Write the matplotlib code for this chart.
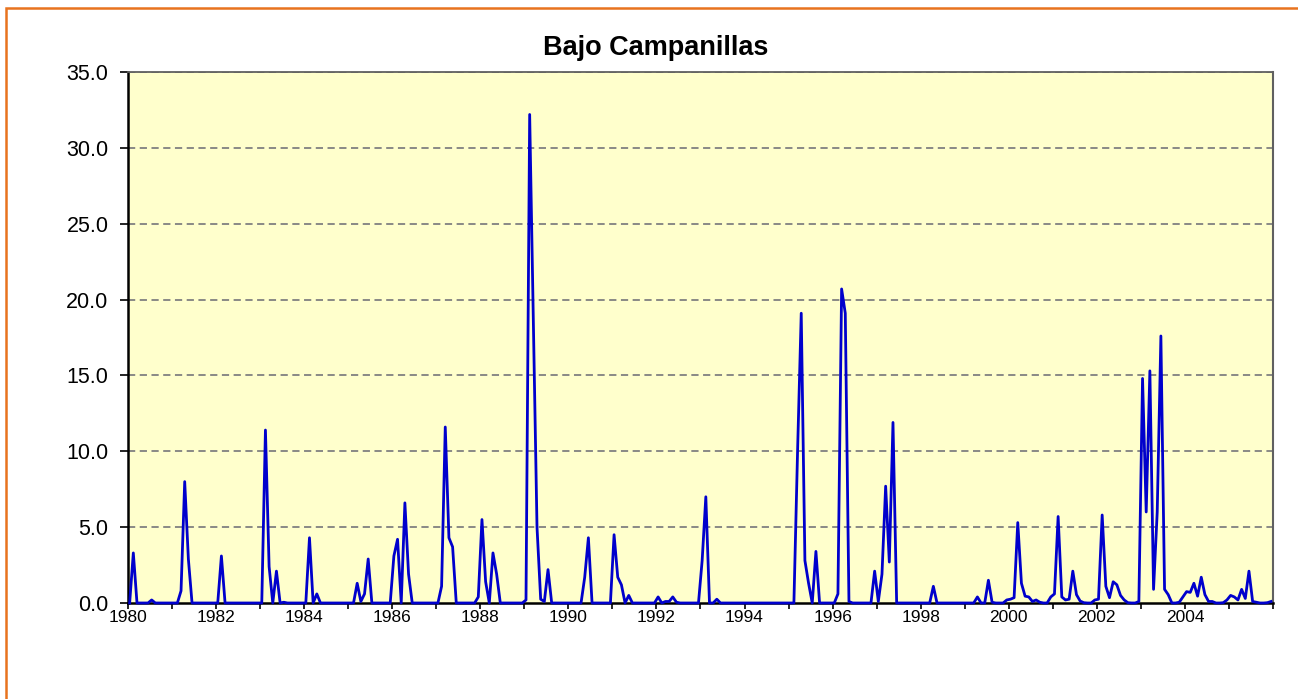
import matplotlib
matplotlib.use("Agg")
import matplotlib.pyplot as plt
import numpy as np
from matplotlib.patches import Rectangle

# monthly values, Jan..Dec, one row per year 1980-2005
years = list(range(1980, 2006))
flow = [
    0.0, 3.3, 0.0, 0.0, 0.0, 0.0, 0.2, 0.0, 0.0, 0.0, 0.0, 0.0,      # 1980
    0.0, 0.0, 0.8, 8.0, 2.9, 0.0, 0.0, 0.0, 0.0, 0.0, 0.0, 0.0,      # 1981
    0.0, 3.1, 0.0, 0.0, 0.0, 0.0, 0.0, 0.0, 0.0, 0.0, 0.0, 0.0,      # 1982
    0.0, 11.4, 2.4, 0.0, 2.1, 0.0, 0.05, 0.0, 0.0, 0.0, 0.0, 0.0,    # 1983
    0.0, 4.3, 0.0, 0.6, 0.0, 0.0, 0.0, 0.0, 0.0, 0.0, 0.0, 0.0,      # 1984
    0.0, 0.0, 1.3, 0.1, 0.6, 2.9, 0.0, 0.0, 0.0, 0.0, 0.0, 0.0,      # 1985
    3.1, 4.2, 0.0, 6.6, 1.9, 0.0, 0.0, 0.0, 0.0, 0.0, 0.0, 0.0,      # 1986
    0.0, 1.1, 11.6, 4.3, 3.7, 0.0, 0.0, 0.0, 0.0, 0.0, 0.0, 0.4,     # 1987
    5.5, 1.4, 0.0, 3.3, 1.9, 0.0, 0.0, 0.0, 0.0, 0.0, 0.0, 0.0,      # 1988
    0.2, 32.2, 18.5, 5.0, 0.25, 0.1, 2.2, 0.0, 0.0, 0.0, 0.0, 0.0,   # 1989
    0.0, 0.0, 0.0, 0.0, 1.7, 4.3, 0.0, 0.0, 0.0, 0.0, 0.0, 0.0,      # 1990
    4.5, 1.7, 1.2, 0.0, 0.5, 0.0, 0.0, 0.0, 0.0, 0.0, 0.0, 0.0,      # 1991
    0.4, 0.0, 0.1, 0.1, 0.4, 0.05, 0.0, 0.0, 0.0, 0.0, 0.0, 0.0,     # 1992
    2.8, 7.0, 0.0, 0.0, 0.25, 0.0, 0.0, 0.0, 0.0, 0.0, 0.0, 0.0,     # 1993
    0.0, 0.0, 0.0, 0.0, 0.0, 0.0, 0.0, 0.0, 0.0, 0.0, 0.0, 0.0,      # 1994
    0.0, 0.0, 10.0, 19.1, 2.8, 1.3, 0.0, 3.4, 0.0, 0.0, 0.0, 0.0,    # 1995
    0.0, 0.6, 20.7, 19.1, 0.1, 0.0, 0.0, 0.0, 0.0, 0.0, 0.0, 2.1,    # 1996
    0.1, 1.9, 7.7, 2.7, 11.9, 0.0, 0.0, 0.0, 0.0, 0.0, 0.0, 0.0,     # 1997
    0.0, 0.0, 0.0, 1.1, 0.0, 0.0, 0.0, 0.0, 0.0, 0.0, 0.0, 0.0,      # 1998
    0.0, 0.0, 0.0, 0.4, 0.0, 0.0, 1.5, 0.05, 0.0, 0.0, 0.0, 0.2,     # 1999
    0.25, 0.35, 5.3, 1.3, 0.45, 0.4, 0.1, 0.2, 0.05, 0.0, 0.0, 0.4,  # 2000
    0.6, 5.7, 0.4, 0.2, 0.25, 2.1, 0.55, 0.13, 0.02, 0.0, 0.0, 0.2,  # 2001
    0.25, 5.8, 1.1, 0.35, 1.4, 1.2, 0.5, 0.2, 0.02, 0.0, 0.0, 0.1,   # 2002
    14.8, 6.0, 15.3, 0.9, 6.0, 17.6, 0.9, 0.55, 0.0, 0.0, 0.05, 0.4, # 2003
    0.75, 0.7, 1.3, 0.45, 1.7, 0.55, 0.1, 0.1, 0.0, 0.0, 0.02, 0.2,  # 2004
    0.5, 0.4, 0.2, 0.9, 0.3, 2.1, 0.1, 0.05, 0.0, 0.0, 0.02, 0.1,    # 2005
]
y_ticks = [0, 5, 10, 15, 20, 25, 30, 35]
title = "Bajo Campanillas"

plt.rcParams['font.family'] = ['Liberation Sans', 'DejaVu Sans']

t = years[0] + (np.arange(len(flow)) + 0.45) / 12.0

fig = plt.figure(figsize=(12.98, 6.99), dpi=100)
ax = fig.add_axes([128/1298, 1 - 603/699, (1273-128)/1298, (603-72)/699])
ax.set_facecolor('#FFFFCC')

for v in y_ticks[1:]:
    ax.axhline(v, color='#808080', lw=1.3, ls=(0, (4, 2.5)), zorder=1)

ax.plot(t, flow, color='#0000CC', lw=2.0, zorder=3, clip_on=False)

ax.set_xlim(1980, 2006)
ax.set_ylim(0, 35)
ax.set_yticks(y_ticks)
ax.set_yticklabels(['%.1f' % v for v in y_ticks], fontsize=15.5)
yrs = list(range(1980, 2007))
ax.set_xticks(yrs)
ax.set_xticklabels([str(y) if y % 2 == 0 and y < 2006 else '' for y in yrs], fontsize=12.5)
ax.tick_params(axis='y', direction='out', length=6, width=1.2, pad=8)
ax.tick_params(axis='x', direction='out', length=4, width=1.2, pad=1)

for side in ['left', 'bottom']:
    ax.spines[side].set_color('black')
    ax.spines[side].set_linewidth(1.8)
ax.spines['right'].set_color('#606060')
ax.spines['right'].set_linewidth(1.5)
ax.spines['top'].set_color('#606060')
ax.spines['top'].set_linewidth(1.3)
ax.spines['top'].set_linestyle((0, (4, 1)))

fig.text(0.505, 1 - 48/699, title, ha='center', va='center',
         fontsize=19.5, fontweight='bold')

# outer chart frame
fig.add_artist(Rectangle((6/1298, -0.1), 1.2, 0.1 + 1 - 8/699,
                         transform=fig.transFigure, fill=False,
                         edgecolor='#E8731E', lw=1.8))

fig.savefig('out.png', dpi=100)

§ STATED EXERCISE: Omit every picture while copying the listing above exactly.

§ COMPLETE OUTPUT:
Write the matplotlib code for this chart.
import matplotlib
matplotlib.use("Agg")
import matplotlib.pyplot as plt
import numpy as np
from matplotlib.patches import Rectangle

# monthly values, Jan..Dec, one row per year 1980-2005
years = list(range(1980, 2006))
flow = [
    0.0, 3.3, 0.0, 0.0, 0.0, 0.0, 0.2, 0.0, 0.0, 0.0, 0.0, 0.0,      # 1980
    0.0, 0.0, 0.8, 8.0, 2.9, 0.0, 0.0, 0.0, 0.0, 0.0, 0.0, 0.0,      # 1981
    0.0, 3.1, 0.0, 0.0, 0.0, 0.0, 0.0, 0.0, 0.0, 0.0, 0.0, 0.0,      # 1982
    0.0, 11.4, 2.4, 0.0, 2.1, 0.0, 0.05, 0.0, 0.0, 0.0, 0.0, 0.0,    # 1983
    0.0, 4.3, 0.0, 0.6, 0.0, 0.0, 0.0, 0.0, 0.0, 0.0, 0.0, 0.0,      # 1984
    0.0, 0.0, 1.3, 0.1, 0.6, 2.9, 0.0, 0.0, 0.0, 0.0, 0.0, 0.0,      # 1985
    3.1, 4.2, 0.0, 6.6, 1.9, 0.0, 0.0, 0.0, 0.0, 0.0, 0.0, 0.0,      # 1986
    0.0, 1.1, 11.6, 4.3, 3.7, 0.0, 0.0, 0.0, 0.0, 0.0, 0.0, 0.4,     # 1987
    5.5, 1.4, 0.0, 3.3, 1.9, 0.0, 0.0, 0.0, 0.0, 0.0, 0.0, 0.0,      # 1988
    0.2, 32.2, 18.5, 5.0, 0.25, 0.1, 2.2, 0.0, 0.0, 0.0, 0.0, 0.0,   # 1989
    0.0, 0.0, 0.0, 0.0, 1.7, 4.3, 0.0, 0.0, 0.0, 0.0, 0.0, 0.0,      # 1990
    4.5, 1.7, 1.2, 0.0, 0.5, 0.0, 0.0, 0.0, 0.0, 0.0, 0.0, 0.0,      # 1991
    0.4, 0.0, 0.1, 0.1, 0.4, 0.05, 0.0, 0.0, 0.0, 0.0, 0.0, 0.0,     # 1992
    2.8, 7.0, 0.0, 0.0, 0.25, 0.0, 0.0, 0.0, 0.0, 0.0, 0.0, 0.0,     # 1993
    0.0, 0.0, 0.0, 0.0, 0.0, 0.0, 0.0, 0.0, 0.0, 0.0, 0.0, 0.0,      # 1994
    0.0, 0.0, 10.0, 19.1, 2.8, 1.3, 0.0, 3.4, 0.0, 0.0, 0.0, 0.0,    # 1995
    0.0, 0.6, 20.7, 19.1, 0.1, 0.0, 0.0, 0.0, 0.0, 0.0, 0.0, 2.1,    # 1996
    0.1, 1.9, 7.7, 2.7, 11.9, 0.0, 0.0, 0.0, 0.0, 0.0, 0.0, 0.0,     # 1997
    0.0, 0.0, 0.0, 1.1, 0.0, 0.0, 0.0, 0.0, 0.0, 0.0, 0.0, 0.0,      # 1998
    0.0, 0.0, 0.0, 0.4, 0.0, 0.0, 1.5, 0.05, 0.0, 0.0, 0.0, 0.2,     # 1999
    0.25, 0.35, 5.3, 1.3, 0.45, 0.4, 0.1, 0.2, 0.05, 0.0, 0.0, 0.4,  # 2000
    0.6, 5.7, 0.4, 0.2, 0.25, 2.1, 0.55, 0.13, 0.02, 0.0, 0.0, 0.2,  # 2001
    0.25, 5.8, 1.1, 0.35, 1.4, 1.2, 0.5, 0.2, 0.02, 0.0, 0.0, 0.1,   # 2002
    14.8, 6.0, 15.3, 0.9, 6.0, 17.6, 0.9, 0.55, 0.0, 0.0, 0.05, 0.4, # 2003
    0.75, 0.7, 1.3, 0.45, 1.7, 0.55, 0.1, 0.1, 0.0, 0.0, 0.02, 0.2,  # 2004
    0.5, 0.4, 0.2, 0.9, 0.3, 2.1, 0.1, 0.05, 0.0, 0.0, 0.02, 0.1,    # 2005
]
y_ticks = [0, 5, 10, 15, 20, 25, 30, 35]
title = "Bajo Campanillas"

plt.rcParams['font.family'] = ['Liberation Sans', 'DejaVu Sans']

t = years[0] + (np.arange(len(flow)) + 0.45) / 12.0

fig = plt.figure(figsize=(12.98, 6.99), dpi=100)
ax = fig.add_axes([128/1298, 1 - 603/699, (1273-128)/1298, (603-72)/699])
ax.set_facecolor('#FFFFCC')

for v in y_ticks[1:]:
    ax.axhline(v, color='#808080', lw=1.3, ls=(0, (4, 2.5)), zorder=1)

ax.plot(t, flow, color='#0000CC', lw=2.0, zorder=3, clip_on=False)

ax.set_xlim(1980, 2006)
ax.set_ylim(0, 35)
ax.set_yticks(y_ticks)
ax.set_yticklabels(['%.1f' % v for v in y_ticks], fontsize=15.5)
yrs = list(range(1980, 2007))
ax.set_xticks(yrs)
ax.set_xticklabels([str(y) if y % 2 == 0 and y < 2006 else '' for y in yrs], fontsize=12.5)
ax.tick_params(axis='y', direction='out', length=6, width=1.2, pad=8)
ax.tick_params(axis='x', direction='out', length=4, width=1.2, pad=1)

for side in ['left', 'bottom']:
    ax.spines[side].set_color('black')
    ax.spines[side].set_linewidth(1.8)
ax.spines['right'].set_color('#606060')
ax.spines['right'].set_linewidth(1.5)
ax.spines['top'].set_color('#606060')
ax.spines['top'].set_linewidth(1.3)
ax.spines['top'].set_linestyle((0, (4, 1)))

fig.text(0.505, 1 - 48/699, title, ha='center', va='center',
         fontsize=19.5, fontweight='bold')

# outer chart frame
fig.add_artist(Rectangle((6/1298, -0.1), 1.2, 0.1 + 1 - 8/699,
                         transform=fig.transFigure, fill=False,
                         edgecolor='#E8731E', lw=1.8))

fig.savefig('out.png', dpi=100)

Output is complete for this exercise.